Log management architecture at scale is the structured engineering discipline of collecting, transporting, storing, indexing, and analyzing machine-generated event data across distributed infrastructure at volumes and velocities that exceed the capacity of single-node or ad hoc solutions. It exists because modern organizations generate billions of log events daily across cloud workloads, on-premises systems, network devices, endpoints, and applications, and the security and operational value of that data depends entirely on the ability to query it reliably, retain it appropriately, and correlate it across sources in near real time. Without deliberate architectural design, log pipelines collapse under load, critical events go undetected, and forensic investigations fail for lack of complete data.

This discipline is distinct from simple log aggregation, which typically means forwarding logs to a central syslog server or SIEM without regard for throughput ceilings, storage growth, or query latency at scale. It is also distinct from observability platforms focused primarily on application performance monitoring, though the two share infrastructure in many organizations. Log management architecture is specifically concerned with security-relevant event fidelity, compliance retention requirements, and the operational ability to reconstruct events across time and system boundaries during an incident.

The architecture encompasses the hardware or cloud infrastructure, software components, network topology, access controls, and operational procedures required to handle event volumes ranging from hundreds of gigabytes to multiple petabytes per day without degrading query performance or losing events. It must maintain sub-second query response times for current data while preserving the ability to search historical data spanning months or years, depending on regulatory requirements.

How It Works

A production-grade log management architecture at scale operates as a pipeline with discrete functional stages, each of which must be engineered independently to handle peak load without blocking upstream components.

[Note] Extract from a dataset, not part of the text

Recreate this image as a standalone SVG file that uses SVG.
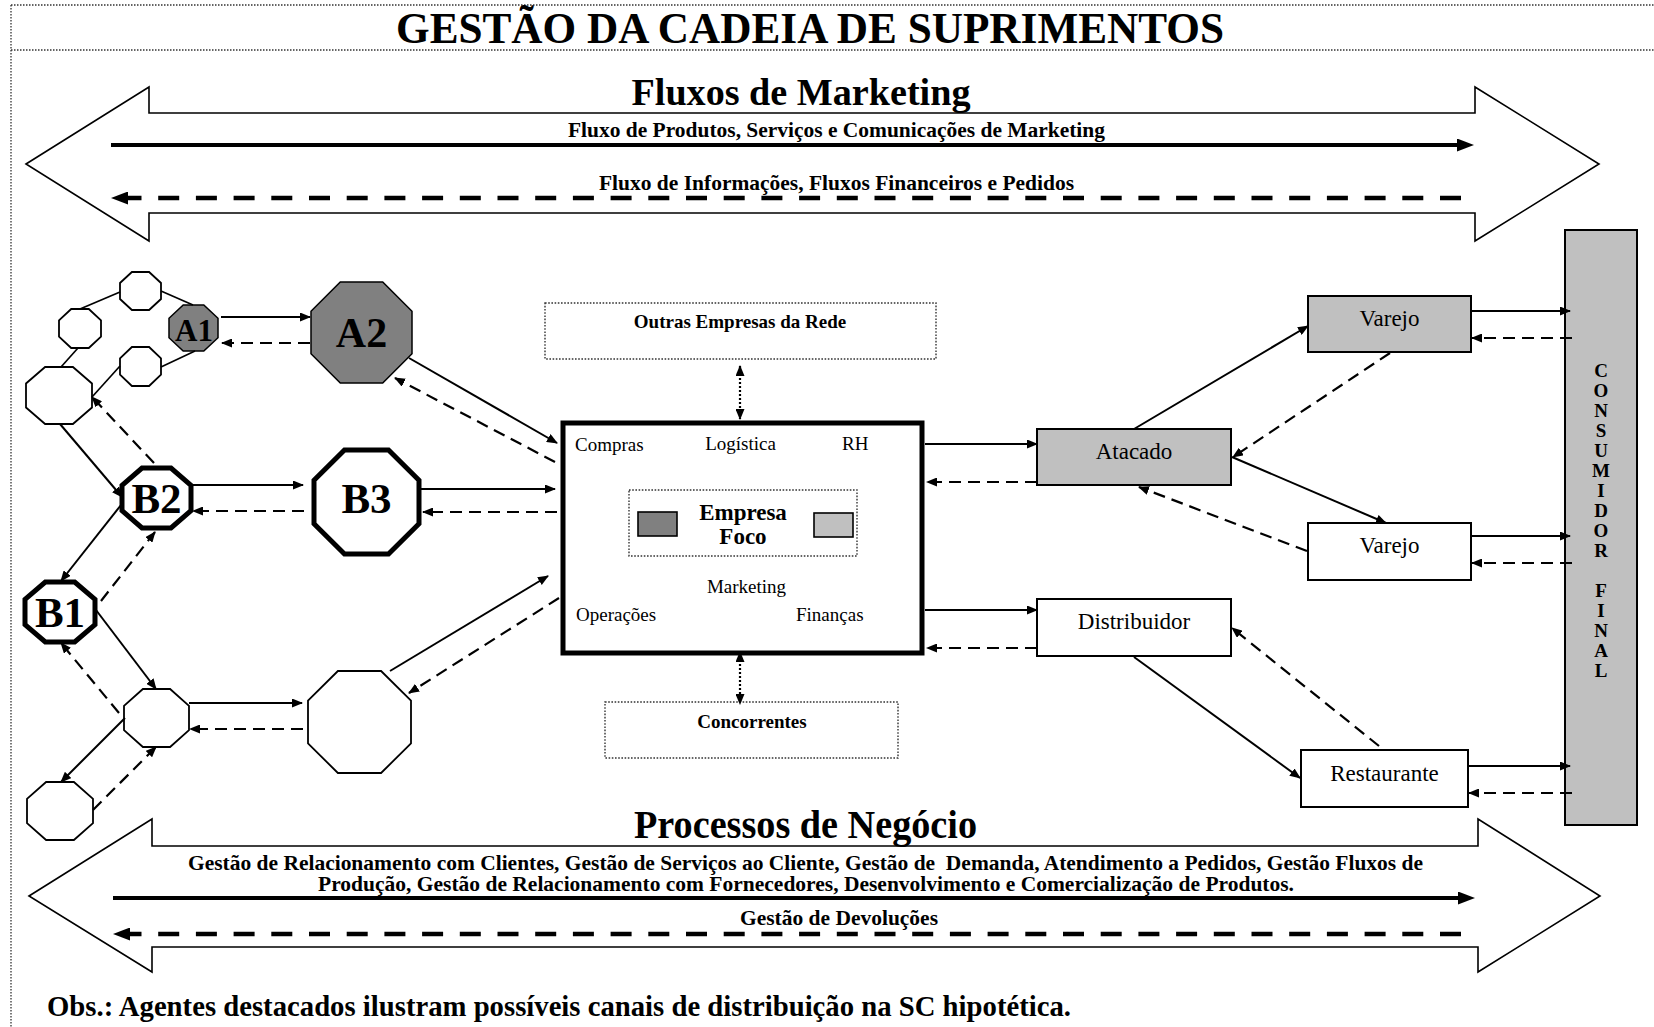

Stage 1: Collection and Forwarding

Event sources generate logs in a wide variety of formats: syslog (RFC 3164 and RFC 5424), JSON over HTTP, Windows Event Log (EVTX), CEF, LEEF, and proprietary vendor formats. Lightweight forwarders (such as Filebeat, Fluentd, or vendor agents) run on source systems and forward events to an intermediate collection tier. Forwarders must implement local buffering and back-pressure handling so that network outages or downstream congestion do not cause event loss at the source.

Critical design decisions at this stage include the forwarding protocol (TCP for reliability versus UDP for throughput), buffer sizing (typically 10-100MB per forwarder depending on event rate), and failover configuration. A web server generating 10,000 events per minute during peak traffic requires different buffering than a domain controller generating 500 events per minute. Modern forwarders implement adaptive batching that increases batch size during high-throughput periods and reduces latency during low-traffic periods.

Stage 2: Message Queuing and Traffic Shaping

A distributed message queue sits between forwarders and the processing tier. Apache Kafka is the dominant choice; alternatives include AWS Kinesis Data Streams, Azure Event Hubs, and Apache Pulsar. The queue decouples production rate from consumption rate, absorbs traffic spikes during incident response or batch log uploads, and provides replay capability if the downstream processor fails.

A common production configuration uses Kafka with a retention window of 24 to 72 hours, partitioned by source type, with consumer groups for each downstream pipeline. Kafka throughput benchmarks consistently show sustained ingestion of 1 to 2 million events per second on a modest six-broker cluster, which is sufficient for most enterprise environments. The partitioning strategy determines scalability: partitioning by source IP provides even distribution but prevents ordered processing of events from a single source; partitioning by event type enables specialized processing pipelines but can create hot partitions if one event type dominates traffic.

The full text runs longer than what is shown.